### Task statement
Repeat the material below exactly, with no pictures.
• • • • •
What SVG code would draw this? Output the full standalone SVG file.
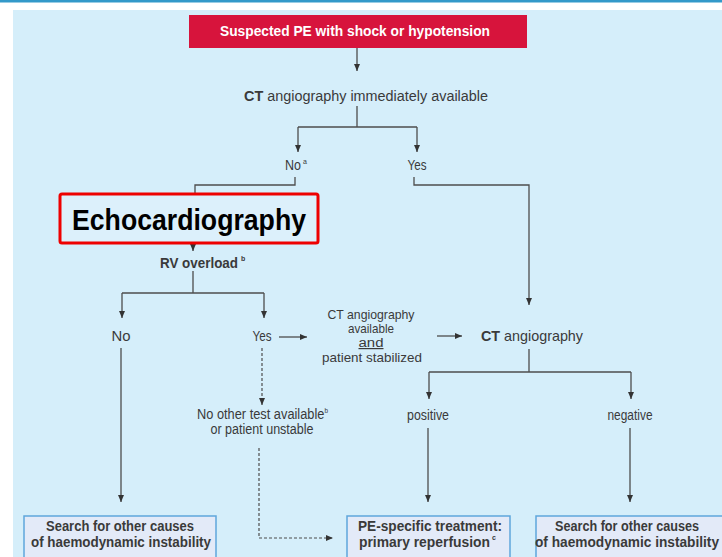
<svg xmlns="http://www.w3.org/2000/svg" width="722" height="557" viewBox="0 0 722 557">
<defs>
<style>
.t{font-family:"Liberation Sans",Arial,sans-serif;font-size:14px;fill:#3a3a3a}
.s{font-size:13px}
.b{font-weight:bold}
.sup{font-family:"Liberation Sans",Arial,sans-serif;font-size:7px;fill:#3a3a3a}
.c{fill:none;stroke:#4d4d4d;stroke-width:1.3}
.d{fill:none;stroke:#4d4d4d;stroke-width:1.2;stroke-dasharray:3 2}
.box{fill:#e3eaf8;stroke:#5fa6dc;stroke-width:1.5}
</style>
<marker id="ah" markerWidth="8" markerHeight="8" refX="7" refY="4" orient="auto" markerUnits="userSpaceOnUse">
<path d="M0,1 L7,4 L0,7 Z" fill="#333"/>
</marker>
</defs>
<rect x="0" y="0" width="722" height="557" fill="#ffffff"/>
<rect x="0" y="0" width="722" height="2.5" fill="#3399c9"/>
<rect x="13" y="10" width="709" height="547" fill="#d5eefa"/>

<g id="connectors">
<path class="c" d="M357,48 V71" marker-end="url(#ah)"/>
<path class="c" d="M357,106 V127 M298,127 H417"/>
<path class="c" d="M298,127 V152" marker-end="url(#ah)"/>
<path class="c" d="M417,127 V152" marker-end="url(#ah)"/>
<path class="c" d="M295,177 V185 H195 V193"/>
<path class="c" d="M414,177 V185 H529 V305" marker-end="url(#ah)"/>
<path class="c" d="M193,244 V251" marker-end="url(#ah)"/>
<path class="c" d="M193,271 V293 M122,293 H264"/>
<path class="c" d="M122,293 V318" marker-end="url(#ah)"/>
<path class="c" d="M264,293 V318" marker-end="url(#ah)"/>
<path class="c" d="M279,337 H307" marker-end="url(#ah)"/>
<path class="c" d="M437,336 H462" marker-end="url(#ah)"/>
<path class="c" d="M529,349 V372 M429,372 H631"/>
<path class="c" d="M429,372 V399" marker-end="url(#ah)"/>
<path class="c" d="M631,372 V399" marker-end="url(#ah)"/>
<path class="d" d="M262,348 V405" marker-end="url(#ah)"/>
<path class="d" d="M259,448 V538 H333" marker-end="url(#ah)"/>
<path class="c" d="M121,348 V502" marker-end="url(#ah)"/>
<path class="c" d="M428,428 V502" marker-end="url(#ah)"/>
<path class="c" d="M630,428 V502" marker-end="url(#ah)"/>
</g>

<g id="start">
<rect x="189" y="15" width="338" height="33" fill="#d7143c"/>
<text class="t b" x="355" y="36" text-anchor="middle" style="fill:#ffffff" textLength="270" lengthAdjust="spacingAndGlyphs">Suspected PE with shock or hypotension</text>
</g>

<g id="ct-available">
<text class="t" x="366" y="101" text-anchor="middle" textLength="244" lengthAdjust="spacingAndGlyphs"><tspan class="b">CT</tspan> angiography immediately available</text>
</g>

<g id="no-a">
<text class="t" x="285" y="170" textLength="16" lengthAdjust="spacingAndGlyphs">No</text>
<text class="sup" x="303" y="164">a</text>
</g>

<g id="yes-1">
<text class="t" x="417" y="170" text-anchor="middle" textLength="19" lengthAdjust="spacingAndGlyphs">Yes</text>
</g>

<g id="echo">
<rect x="60" y="194" width="258" height="49" rx="2" fill="#dcf0fb" stroke="#ee0000" stroke-width="3"/>
<text x="189" y="230" text-anchor="middle" font-family="'Liberation Sans',Arial,sans-serif" font-weight="bold" font-size="29" fill="#000000" textLength="234" lengthAdjust="spacingAndGlyphs">Echocardiography</text>
</g>

<g id="rv-overload">
<text class="t b" x="160" y="268" textLength="78" lengthAdjust="spacingAndGlyphs">RV overload</text>
<text class="sup b" x="241" y="261">b</text>
</g>

<g id="no-2">
<text class="t" x="121" y="341" text-anchor="middle" textLength="19" lengthAdjust="spacingAndGlyphs">No</text>
</g>

<g id="yes-2">
<text class="t" x="262" y="341" text-anchor="middle" textLength="19" lengthAdjust="spacingAndGlyphs">Yes</text>
</g>

<g id="ct-stabilized">
<text class="t s" x="371" y="319" text-anchor="middle" textLength="87" lengthAdjust="spacingAndGlyphs">CT angiography</text>
<text class="t s" x="371" y="333" text-anchor="middle" textLength="46" lengthAdjust="spacingAndGlyphs">available</text>
<text class="t" x="371" y="347" text-anchor="middle" style="font-size:12px" textLength="25" lengthAdjust="spacingAndGlyphs" text-decoration="underline">and</text>
<text class="t s" x="372" y="362" text-anchor="middle" textLength="100" lengthAdjust="spacingAndGlyphs">patient stabilized</text>
</g>

<g id="ct-angio">
<text class="t" x="532" y="341" text-anchor="middle" style="font-size:15px" textLength="102" lengthAdjust="spacingAndGlyphs"><tspan class="b">CT</tspan> angiography</text>
</g>

<g id="no-other">
<text class="t" x="197" y="419" textLength="131" lengthAdjust="spacingAndGlyphs">No other test available<tspan dy="-6" style="font-size:7px">b</tspan></text>
<text class="t" x="262" y="434" text-anchor="middle" textLength="103" lengthAdjust="spacingAndGlyphs">or patient unstable</text>
</g>

<g id="positive">
<text class="t" x="428" y="420" text-anchor="middle" textLength="42" lengthAdjust="spacingAndGlyphs">positive</text>
</g>

<g id="negative">
<text class="t" x="630" y="420" text-anchor="middle" textLength="45" lengthAdjust="spacingAndGlyphs">negative</text>
</g>

<g id="search-left">
<rect class="box" x="24" y="516" width="192" height="45"/>
<text class="t b" x="120" y="531" text-anchor="middle" textLength="148" lengthAdjust="spacingAndGlyphs">Search for other causes</text>
<text class="t b" x="121" y="547" text-anchor="middle" textLength="180" lengthAdjust="spacingAndGlyphs">of haemodynamic instability</text>
</g>

<g id="pe-treatment">
<rect class="box" x="347" y="516" width="163" height="45"/>
<text class="t b" x="430" y="531" text-anchor="middle" textLength="144" lengthAdjust="spacingAndGlyphs">PE-specific treatment:</text>
<text class="t b" x="359" y="547" textLength="131" lengthAdjust="spacingAndGlyphs">primary reperfusion</text>
<text class="sup b" x="492" y="540">c</text>
</g>

<g id="search-right">
<rect class="box" x="536" y="516" width="190" height="45"/>
<text class="t b" x="627" y="531" text-anchor="middle" textLength="144" lengthAdjust="spacingAndGlyphs">Search for other causes</text>
<text class="t b" x="627" y="547" text-anchor="middle" textLength="184" lengthAdjust="spacingAndGlyphs">of haemodynamic instability</text>
</g>
</svg>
• • • • •
### Output of the task
What SVG code would draw this? Output the full standalone SVG file.
<svg xmlns="http://www.w3.org/2000/svg" width="722" height="557" viewBox="0 0 722 557">
<defs>
<style>
.t{font-family:"Liberation Sans",Arial,sans-serif;font-size:14px;fill:#3a3a3a}
.s{font-size:13px}
.b{font-weight:bold}
.sup{font-family:"Liberation Sans",Arial,sans-serif;font-size:7px;fill:#3a3a3a}
.c{fill:none;stroke:#4d4d4d;stroke-width:1.3}
.d{fill:none;stroke:#4d4d4d;stroke-width:1.2;stroke-dasharray:3 2}
.box{fill:#e3eaf8;stroke:#5fa6dc;stroke-width:1.5}
</style>
<marker id="ah" markerWidth="8" markerHeight="8" refX="7" refY="4" orient="auto" markerUnits="userSpaceOnUse">
<path d="M0,1 L7,4 L0,7 Z" fill="#333"/>
</marker>
</defs>
<rect x="0" y="0" width="722" height="557" fill="#ffffff"/>
<rect x="0" y="0" width="722" height="2.5" fill="#3399c9"/>
<rect x="13" y="10" width="709" height="547" fill="#d5eefa"/>

<g id="connectors">
<path class="c" d="M357,48 V71" marker-end="url(#ah)"/>
<path class="c" d="M357,106 V127 M298,127 H417"/>
<path class="c" d="M298,127 V152" marker-end="url(#ah)"/>
<path class="c" d="M417,127 V152" marker-end="url(#ah)"/>
<path class="c" d="M295,177 V185 H195 V193"/>
<path class="c" d="M414,177 V185 H529 V305" marker-end="url(#ah)"/>
<path class="c" d="M193,244 V251" marker-end="url(#ah)"/>
<path class="c" d="M193,271 V293 M122,293 H264"/>
<path class="c" d="M122,293 V318" marker-end="url(#ah)"/>
<path class="c" d="M264,293 V318" marker-end="url(#ah)"/>
<path class="c" d="M279,337 H307" marker-end="url(#ah)"/>
<path class="c" d="M437,336 H462" marker-end="url(#ah)"/>
<path class="c" d="M529,349 V372 M429,372 H631"/>
<path class="c" d="M429,372 V399" marker-end="url(#ah)"/>
<path class="c" d="M631,372 V399" marker-end="url(#ah)"/>
<path class="d" d="M262,348 V405" marker-end="url(#ah)"/>
<path class="d" d="M259,448 V538 H333" marker-end="url(#ah)"/>
<path class="c" d="M121,348 V502" marker-end="url(#ah)"/>
<path class="c" d="M428,428 V502" marker-end="url(#ah)"/>
<path class="c" d="M630,428 V502" marker-end="url(#ah)"/>
</g>

<g id="start">
<rect x="189" y="15" width="338" height="33" fill="#d7143c"/>
<text class="t b" x="355" y="36" text-anchor="middle" style="fill:#ffffff" textLength="270" lengthAdjust="spacingAndGlyphs">Suspected PE with shock or hypotension</text>
</g>

<g id="ct-available">
<text class="t" x="366" y="101" text-anchor="middle" textLength="244" lengthAdjust="spacingAndGlyphs"><tspan class="b">CT</tspan> angiography immediately available</text>
</g>

<g id="no-a">
<text class="t" x="285" y="170" textLength="16" lengthAdjust="spacingAndGlyphs">No</text>
<text class="sup" x="303" y="164">a</text>
</g>

<g id="yes-1">
<text class="t" x="417" y="170" text-anchor="middle" textLength="19" lengthAdjust="spacingAndGlyphs">Yes</text>
</g>

<g id="echo">
<rect x="60" y="194" width="258" height="49" rx="2" fill="#dcf0fb" stroke="#ee0000" stroke-width="3"/>
<text x="189" y="230" text-anchor="middle" font-family="'Liberation Sans',Arial,sans-serif" font-weight="bold" font-size="29" fill="#000000" textLength="234" lengthAdjust="spacingAndGlyphs">Echocardiography</text>
</g>

<g id="rv-overload">
<text class="t b" x="160" y="268" textLength="78" lengthAdjust="spacingAndGlyphs">RV overload</text>
<text class="sup b" x="241" y="261">b</text>
</g>

<g id="no-2">
<text class="t" x="121" y="341" text-anchor="middle" textLength="19" lengthAdjust="spacingAndGlyphs">No</text>
</g>

<g id="yes-2">
<text class="t" x="262" y="341" text-anchor="middle" textLength="19" lengthAdjust="spacingAndGlyphs">Yes</text>
</g>

<g id="ct-stabilized">
<text class="t s" x="371" y="319" text-anchor="middle" textLength="87" lengthAdjust="spacingAndGlyphs">CT angiography</text>
<text class="t s" x="371" y="333" text-anchor="middle" textLength="46" lengthAdjust="spacingAndGlyphs">available</text>
<text class="t" x="371" y="347" text-anchor="middle" style="font-size:12px" textLength="25" lengthAdjust="spacingAndGlyphs" text-decoration="underline">and</text>
<text class="t s" x="372" y="362" text-anchor="middle" textLength="100" lengthAdjust="spacingAndGlyphs">patient stabilized</text>
</g>

<g id="ct-angio">
<text class="t" x="532" y="341" text-anchor="middle" style="font-size:15px" textLength="102" lengthAdjust="spacingAndGlyphs"><tspan class="b">CT</tspan> angiography</text>
</g>

<g id="no-other">
<text class="t" x="197" y="419" textLength="131" lengthAdjust="spacingAndGlyphs">No other test available<tspan dy="-6" style="font-size:7px">b</tspan></text>
<text class="t" x="262" y="434" text-anchor="middle" textLength="103" lengthAdjust="spacingAndGlyphs">or patient unstable</text>
</g>

<g id="positive">
<text class="t" x="428" y="420" text-anchor="middle" textLength="42" lengthAdjust="spacingAndGlyphs">positive</text>
</g>

<g id="negative">
<text class="t" x="630" y="420" text-anchor="middle" textLength="45" lengthAdjust="spacingAndGlyphs">negative</text>
</g>

<g id="search-left">
<rect class="box" x="24" y="516" width="192" height="45"/>
<text class="t b" x="120" y="531" text-anchor="middle" textLength="148" lengthAdjust="spacingAndGlyphs">Search for other causes</text>
<text class="t b" x="121" y="547" text-anchor="middle" textLength="180" lengthAdjust="spacingAndGlyphs">of haemodynamic instability</text>
</g>

<g id="pe-treatment">
<rect class="box" x="347" y="516" width="163" height="45"/>
<text class="t b" x="430" y="531" text-anchor="middle" textLength="144" lengthAdjust="spacingAndGlyphs">PE-specific treatment:</text>
<text class="t b" x="359" y="547" textLength="131" lengthAdjust="spacingAndGlyphs">primary reperfusion</text>
<text class="sup b" x="492" y="540">c</text>
</g>

<g id="search-right">
<rect class="box" x="536" y="516" width="190" height="45"/>
<text class="t b" x="627" y="531" text-anchor="middle" textLength="144" lengthAdjust="spacingAndGlyphs">Search for other causes</text>
<text class="t b" x="627" y="547" text-anchor="middle" textLength="184" lengthAdjust="spacingAndGlyphs">of haemodynamic instability</text>
</g>
</svg>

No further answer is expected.